_Task instructions_
Reproduce the material below line by line, beginning with its first line and ending with the line that contains "const mds95Y = [1.661, 1.661, 1.50];"; leave out pictures.

_Listed records_
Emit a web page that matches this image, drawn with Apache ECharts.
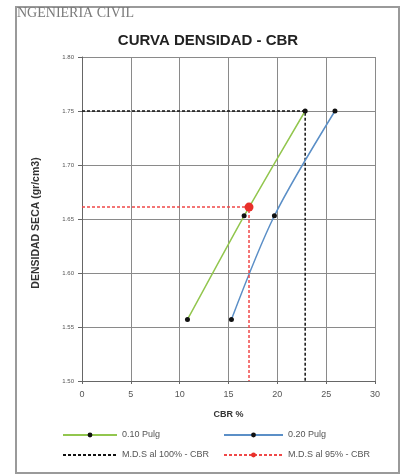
<!DOCTYPE html>
<html><head><meta charset="utf-8">
<script src="https://cdn.jsdelivr.net/npm/echarts@6/dist/echarts.min.js"></script>
<style>html,body{margin:0;padding:0;background:#fff}#c{width:400px;height:476px}</style>
</head><body><div id="c"></div>
<script>
const title = 'CURVA DENSIDAD - CBR';
const header = 'NGENIERIA CIVIL';
const xName = 'CBR %';
const yName = 'DENSIDAD SECA (gr/cm3)';
const seriesNames = ['0.10 Pulg', '0.20 Pulg', 'M.D.S al 100% - CBR', 'M.D.S al 95% - CBR'];
const cbr010 = [10.8, 16.6, 22.85];
const dens010 = [1.557, 1.653, 1.75];
const cbr020 = [15.3, 19.7, 25.9];
const dens020 = [1.557, 1.653, 1.75];
const mds100X = [0, 22.85, 22.85];
const mds100Y = [1.75, 1.75, 1.50];
const mds95X = [0, 17.1, 17.1];
const mds95Y = [1.661, 1.661, 1.50];

const pairs = (xs, ys) => xs.map((x, i) => [x, ys[i]]);
const chart = echarts.init(document.getElementById('c'));
const font = 'Liberation Sans, Arial, sans-serif';
const legText = { fontFamily: font, fontSize: 9, color: '#555', lineHeight: 10 };
chart.setOption({
  animation: false,
  backgroundColor: '#fff',
  title: { text: title, left: 208, top: 33, textAlign: 'center', padding: 0,
    textStyle: { fontFamily: font, fontSize: 15, fontWeight: 'bold', color: '#222' } },
  graphic: [
    { type: 'rect', shape: { x: 16, y: 7, width: 383, height: 466 },
      style: { fill: 'none', stroke: '#9a9a9a', lineWidth: 2 }, z: -1 },
    { type: 'text', left: 17, top: 6,
      style: { text: header, fill: '#7a7a7a', font: '14px "Liberation Serif", serif' } }
  ],
  grid: { left: 82, right: 25, top: 57, bottom: 95 },
  xAxis: { type: 'value', min: 0, max: 30, interval: 5,
    name: xName, nameLocation: 'middle', nameGap: 29,
    nameTextStyle: { fontFamily: font, fontSize: 9, fontWeight: 'bold', color: '#333' },
    axisLine: { lineStyle: { color: '#666', width: 1 } },
    axisTick: { show: true, length: 3, lineStyle: { color: '#666' } },
    axisLabel: { fontFamily: font, fontSize: 9, color: '#555', margin: 9 },
    splitLine: { show: true, lineStyle: { color: '#8a8a8a', width: 1 } } },
  yAxis: { type: 'value', min: 1.5, max: 1.8, interval: 0.05,
    name: yName, nameLocation: 'middle', nameGap: 40, nameRotate: 90,
    nameTextStyle: { fontFamily: font, fontSize: 10.5, fontWeight: 'bold', color: '#333',
      padding: [0, 8, 0, 0] },
    axisLine: { show: true, lineStyle: { color: '#666', width: 1 } },
    axisTick: { show: true, length: 4, lineStyle: { color: '#666' } },
    axisLabel: { fontFamily: font, fontSize: 6, color: '#555', margin: 8,
      formatter: v => v.toFixed(2) },
    splitLine: { show: true, lineStyle: { color: '#8a8a8a', width: 1 } } },
  legend: [
    { data: [seriesNames[0], { name: seriesNames[2], itemStyle: { opacity: 0 } }],
      orient: 'vertical', left: 62, top: 430, padding: 0,
      itemWidth: 54, itemHeight: 6, itemGap: 10, textStyle: legText },
    { data: [seriesNames[1], seriesNames[3]], orient: 'vertical', left: 223, top: 430, padding: 0,
      itemWidth: 59, itemHeight: 6, itemGap: 10, textStyle: legText }
  ],
  series: [
    { name: seriesNames[0], type: 'line', smooth: 0.2, data: pairs(cbr010, dens010),
      symbol: 'circle', symbolSize: 5, itemStyle: { color: '#111' },
      lineStyle: { color: '#92c64e', width: 1.5 } },
    { name: seriesNames[1], type: 'line', smooth: 0.3, data: pairs(cbr020, dens020),
      symbol: 'circle', symbolSize: 5, itemStyle: { color: '#111' },
      lineStyle: { color: '#5b8fc7', width: 1.5 } },
    { name: seriesNames[2], type: 'line', data: pairs(mds100X, mds100Y),
      symbol: 'none', itemStyle: { color: '#111' },
      lineStyle: { color: '#111', width: 1.5, type: [3, 2] }, z: 1 },
    { name: seriesNames[3], type: 'line', symbol: 'circle', symbolSize: 9,
      itemStyle: { color: '#e8302a' },
      data: pairs(mds95X, mds95Y).map((p, i) => i === 1 ? { value: p } : { value: p, symbol: 'none' }),
      lineStyle: { color: '#f04848', width: 1.5, type: [3, 2] }, z: 3 }
  ]
});
</script></body></html>
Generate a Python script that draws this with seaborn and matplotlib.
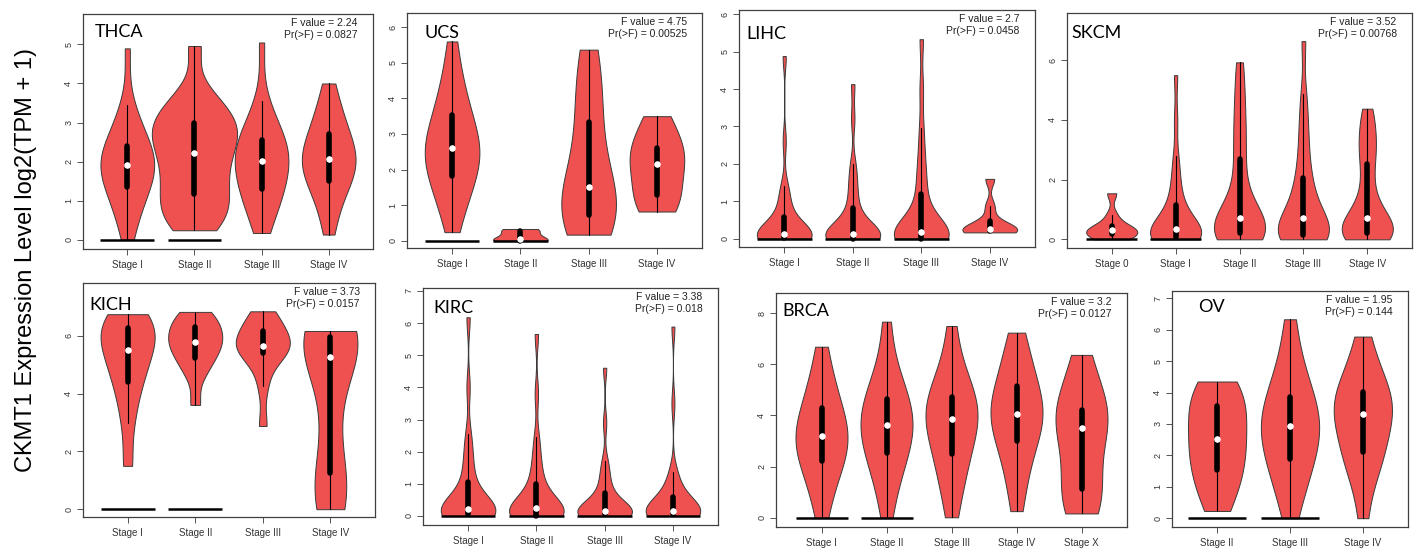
import numpy as np
import pandas as pd
import seaborn as sns
import matplotlib.pyplot as plt
from matplotlib.ticker import MultipleLocator

# Stage labels per cancer type
stages4 = ['Stage I', 'Stage II', 'Stage III', 'Stage IV']
skcm_stages = ['Stage 0', 'Stage I', 'Stage II', 'Stage III', 'Stage IV']
brca_stages = ['Stage I', 'Stage II', 'Stage III', 'Stage IV', 'Stage X']
ov_stages = ['Stage II', 'Stage III', 'Stage IV']

# CKMT1 expression, log2(TPM + 1)
thca_values = [
    [0.0, 0.45, 0.75, 0.98, 1.18, 1.34, 1.48, 1.6, 1.72, 1.82, 1.92, 2.02, 2.12, 2.22, 2.32, 2.41, 2.6, 2.85, 3.1, 3.45, 4.9],
    [0.24, 0.4, 0.6, 0.8, 1.0, 1.17, 1.38, 1.6, 1.82, 2.02, 2.22, 2.4, 2.55, 2.7, 2.85, 2.98, 3.12, 3.3, 3.5, 3.8, 4.96],
    [0.17, 0.55, 0.8, 1.0, 1.15, 1.3, 1.45, 1.6, 1.75, 1.9, 2.02, 2.12, 2.22, 2.32, 2.44, 2.56, 2.72, 2.9, 3.15, 3.55, 5.05],
    [0.13, 0.6, 0.95, 1.2, 1.38, 1.51, 1.65, 1.78, 1.9, 1.98, 2.06, 2.15, 2.28, 2.42, 2.56, 2.7, 2.88, 3.05, 3.3, 3.6, 4.0],
]
ucs_values = [
    [0.24, 0.8, 1.15, 1.4, 1.62, 1.83, 2.0, 2.18, 2.32, 2.46, 2.6, 2.74, 2.86, 3.0, 3.22, 3.52, 3.75, 4.0, 4.35, 4.85, 5.6],
    [0.0, 0.0, 0.05, 0.27, 0.33],
    [0.17, 0.35, 0.55, 0.72, 0.95, 1.2, 1.5, 1.9, 2.6, 3.35, 4.0, 4.7, 5.37],
    [0.82, 1.05, 1.28, 1.8, 2.16, 2.4, 2.6, 3.0, 3.5],
]
lihc_values = [
    [0, 0, 0, 0, 0, 0.01, 0.02, 0.03, 0.04, 0.06, 0.08, 0.1, 0.12, 0.15, 0.19, 0.25, 0.33, 0.45, 0.59, 0.78, 1.0, 1.2, 1.42, 2.6, 4.88],
    [0, 0, 0, 0, 0, 0, 0, 0.02, 0.04, 0.07, 0.09, 0.12, 0.14, 0.18, 0.24, 0.32, 0.44, 0.6, 0.81, 1.05, 1.35, 1.65, 2.0, 3.2, 4.13],
    [0, 0, 0, 0, 0, 0, 0, 0.03, 0.06, 0.09, 0.12, 0.14, 0.17, 0.22, 0.3, 0.42, 0.6, 0.85, 1.19, 1.5, 1.85, 2.3, 2.95, 4.0, 5.33],
    [0.17, 0.18, 0.2, 0.22, 0.25, 0.32, 0.47, 0.87, 1.6],
]
skcm_values = [
    [0, 0.05, 0.17, 0.25, 0.31, 0.36, 0.43, 0.8, 1.54],
    [0, 0, 0, 0.01, 0.03, 0.05, 0.07, 0.1, 0.14, 0.18, 0.23, 0.28, 0.33, 0.4, 0.5, 0.63, 0.78, 0.95, 1.16, 1.45, 1.8, 2.25, 2.78, 4.0, 5.49],
    [0, 0.03, 0.07, 0.11, 0.15, 0.2, 0.28, 0.38, 0.48, 0.58, 0.7, 0.88, 1.1, 1.45, 2.0, 2.68, 3.2, 3.8, 4.4, 5.1, 5.92],
    [0, 0, 0.02, 0.04, 0.06, 0.09, 0.13, 0.18, 0.25, 0.33, 0.43, 0.55, 0.7, 0.85, 1.02, 1.25, 1.5, 1.75, 2.04, 2.45, 2.95, 3.5, 4.1, 4.85, 6.63],
    [0, 0.03, 0.07, 0.11, 0.15, 0.2, 0.28, 0.38, 0.48, 0.6, 0.72, 0.9, 1.15, 1.5, 2.0, 2.52, 2.9, 3.2, 3.55, 3.95, 4.37],
]
kich_values = [
    [1.5, 3.0, 3.9, 4.42, 4.85, 5.2, 5.51, 5.75, 6.0, 6.26, 6.45, 6.6, 6.75],
    [3.61, 4.6, 5.0, 5.22, 5.45, 5.65, 5.8, 5.92, 6.08, 6.3, 6.5, 6.65, 6.83],
    [2.88, 4.25, 5.0, 5.4, 5.5, 5.58, 5.65, 5.75, 5.95, 6.17, 6.4, 6.6, 6.85],
    [0.0, 0.6, 1.25, 3.3, 5.26, 5.6, 5.97, 6.1, 6.17],
]
kirc_values = [
    [0, 0, 0, 0.01, 0.03, 0.05, 0.07, 0.09, 0.11, 0.13, 0.16, 0.19, 0.22, 0.27, 0.34, 0.44, 0.58, 0.8, 1.07, 1.35, 1.7, 2.1, 2.55, 4.0, 6.18],
    [0, 0, 0, 0, 0, 0, 0, 0.03, 0.07, 0.11, 0.15, 0.19, 0.24, 0.3, 0.38, 0.48, 0.6, 0.78, 0.99, 1.25, 1.55, 1.95, 2.45, 3.8, 5.66],
    [0, 0, 0, 0.01, 0.02, 0.03, 0.05, 0.07, 0.09, 0.11, 0.13, 0.15, 0.17, 0.21, 0.26, 0.33, 0.42, 0.55, 0.73, 0.92, 1.15, 1.42, 1.72, 2.9, 4.61],
    [0, 0, 0, 0.01, 0.02, 0.03, 0.05, 0.07, 0.09, 0.11, 0.12, 0.13, 0.15, 0.18, 0.22, 0.28, 0.36, 0.46, 0.58, 0.75, 0.95, 1.18, 1.37, 3.5, 5.89],
]
brca_values = [
    [0, 0.9, 1.5, 1.9, 2.22, 2.5, 2.78, 3.0, 3.21, 3.42, 3.65, 3.95, 4.3, 4.7, 5.15, 5.7, 6.69],
    [0, 1.1, 1.7, 2.15, 2.52, 2.85, 3.15, 3.4, 3.62, 3.85, 4.1, 4.35, 4.63, 5.0, 5.45, 6.1, 7.67],
    [0.02, 1.0, 1.65, 2.1, 2.49, 2.95, 3.35, 3.65, 3.86, 4.05, 4.25, 4.48, 4.74, 5.1, 5.5, 6.1, 7.5],
    [0.26, 1.3, 1.95, 2.5, 3.0, 3.35, 3.65, 3.85, 4.04, 4.25, 4.5, 4.8, 5.15, 5.55, 6.0, 6.6, 7.24],
    [0.17, 0.5, 0.8, 1.11, 2.0, 2.9, 3.5, 3.75, 4.0, 4.22, 4.7, 5.4, 6.37],
]
ov_values = [
    [0.23, 0.8, 1.2, 1.54, 1.9, 2.2, 2.51, 2.85, 3.2, 3.58, 3.85, 4.1, 4.35],
    [0, 0.8, 1.25, 1.6, 1.89, 2.2, 2.5, 2.72, 2.92, 3.12, 3.32, 3.55, 3.85, 4.2, 4.65, 5.2, 6.33],
    [0, 1.2, 1.65, 1.9, 2.12, 2.5, 2.85, 3.1, 3.32, 3.5, 3.65, 3.82, 4.01, 4.25, 4.6, 5.1, 5.78],
]

# groups drawn with a flat black line at zero
thca_zero = [1, 1, 0, 0]
ucs_zero = [1, 1, 0, 0]
lihc_zero = [1, 1, 1, 0]
skcm_zero = [1, 1, 0, 0, 0]
kich_zero = [1, 1, 0, 0]
kirc_zero = [1, 1, 1, 1]
brca_zero = [1, 1, 0, 0, 0]
ov_zero = [1, 1, 0]

# ANOVA results printed in each panel
f_values = ['2.24', '4.75', '2.7', '3.52', '3.73', '3.38', '3.2', '1.95']
p_values = ['0.0827', '0.00525', '0.0458', '0.00768', '0.0157', '0.018', '0.0127', '0.144']

# name, stages, values, zero flags, axes box (left, right, top, bottom px), ylim, tick step,
# title offset (px), violin widths, bandwidth adjust per violin
panels = [
    ('THCA', stages4, thca_values, thca_zero, (83, 373, 14, 249), (-0.24, 5.78), 1, (12, 10), [0.8, 1.27, 0.8, 0.8], [1.0, 0.7, 1.0, 1.0]),
    ('UCS', stages4, ucs_values, ucs_zero, (407, 702, 13, 248), (-0.205, 6.40), 1, (18, 12), [0.8] * 4, [1.0] * 4),
    ('LIHC', stages4, lihc_values, lihc_zero, (739, 1035, 10, 247), (-0.22, 6.11), 1, (7, 16), [0.8] * 4, [0.6] * 4),
    ('SKCM', skcm_stages, skcm_values, skcm_zero, (1067, 1412, 13, 248), (-0.29, 7.57), 2, (4, 12), [0.8] * 5, [0.7] * 5),
    ('KICH', stages4, kich_values, kich_zero, (83, 375, 283, 517), (-0.27, 7.83), 2, (6, 14), [0.8] * 4, [0.8] * 4),
    ('KIRC', stages4, kirc_values, kirc_zero, (423, 718, 288, 525), (-0.28, 7.09), 1, (10, 12), [0.8] * 4, [0.6] * 4),
    ('BRCA', brca_stages, brca_values, brca_zero, (776, 1127, 293, 527), (-0.36, 8.79), 2, (6, 10), [0.8] * 5, [1.0] * 5),
    ('OV', ov_stages, ov_values, ov_zero, (1172, 1408, 291, 527), (-0.28, 7.23), 1, (26, 8), [0.8] * 3, [1.0] * 3),
]

violin_red = '#EE5150'
W, H = 1417, 552

sns.set_style('white')
plt.rcParams['font.family'] = ['Liberation Sans', 'DejaVu Sans']

fig = plt.figure(figsize=(W / 100, H / 100), dpi=100)

for k, (name, stages, groups, zero_flags, box, ylim, step, toff, widths, bws) in enumerate(panels):
    left, right, top, bottom = box
    ax = fig.add_axes([left / W, 1 - bottom / H, (right - left) / W, (bottom - top) / H])

    df = pd.DataFrame({'stage': np.repeat(stages, [len(g) for g in groups]),
                       'value': np.concatenate(groups)})
    for stage, w, bw in zip(stages, widths, bws):
        sns.violinplot(data=df[df['stage'] == stage], x='stage', y='value', order=stages, ax=ax,
                       cut=0, density_norm='width', width=w, bw_adjust=bw,
                       color=violin_red, saturation=1, linecolor='#3a3a3a', linewidth=0.7,
                       inner='box', inner_kws=dict(box_width=4, whis_width=0.8, marker='o', color='black'))

    # white median dot and the flat zero lines
    for i, g in enumerate(groups):
        ax.plot(i, np.median(g), 'o', color='white', ms=3.6, mec='white', zorder=5)
        if zero_flags[i]:
            ax.hlines(0, i - 0.4, i + 0.4, color='black', lw=1.8, zorder=4)

    n = len(stages)
    ax.set_xlim(-0.5 - 0.04 * n, n - 0.5 + 0.04 * n)
    ax.set_ylim(*ylim)
    ax.yaxis.set_major_locator(MultipleLocator(step))
    ax.set_xlabel('')
    ax.set_ylabel('')
    for s in ax.spines.values():
        s.set_visible(True)
        s.set_color('#404040')
        s.set_linewidth(0.9)
    ax.tick_params(axis='both', direction='out', length=4, width=0.7, color='#555555',
                   labelcolor='#333333', left=True, bottom=True)
    ax.tick_params(axis='x', labelsize=7, pad=4)
    ax.tick_params(axis='y', labelsize=6.5, labelrotation=90, pad=3)
    for lab in ax.get_yticklabels():
        lab.set_va('center')

    ax.annotate(name, xy=(0, 1), xycoords='axes fraction',
                xytext=(toff[0] * 0.72, -toff[1] * 0.72), textcoords='offset points',
                ha='left', va='top', fontsize=13, family=['Lato', 'DejaVu Sans'], color='black')
    ax.annotate(f'F value = {f_values[k]}\nPr(>F) = {p_values[k]}', xy=(1, 1), xycoords='axes fraction',
                xytext=(-11, -3), textcoords='offset points', ha='right', va='top',
                fontsize=7.5, linespacing=1.25, color='#222222', multialignment='right')

fig.text(26 / W, 1 - 260 / H, 'CKMT1 Expression Level log2(TPM + 1)', rotation=90,
         ha='center', va='center', fontsize=17, color='black')

fig.savefig('out.png', dpi=100)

_Completed exercise_
Emit a web page that matches this image, drawn with Apache ECharts.
<!DOCTYPE html>
<html><head><meta charset="utf-8">
<script src="https://cdn.jsdelivr.net/npm/echarts@6/dist/echarts.min.js"></script>
<style>html,body{margin:0;padding:0;background:#fff}#c{width:400px;height:476px}</style>
</head><body><div id="c"></div>
<script>
const title = 'CURVA DENSIDAD - CBR';
const header = 'NGENIERIA CIVIL';
const xName = 'CBR %';
const yName = 'DENSIDAD SECA (gr/cm3)';
const seriesNames = ['0.10 Pulg', '0.20 Pulg', 'M.D.S al 100% - CBR', 'M.D.S al 95% - CBR'];
const cbr010 = [10.8, 16.6, 22.85];
const dens010 = [1.557, 1.653, 1.75];
const cbr020 = [15.3, 19.7, 25.9];
const dens020 = [1.557, 1.653, 1.75];
const mds100X = [0, 22.85, 22.85];
const mds100Y = [1.75, 1.75, 1.50];
const mds95X = [0, 17.1, 17.1];
const mds95Y = [1.661, 1.661, 1.50];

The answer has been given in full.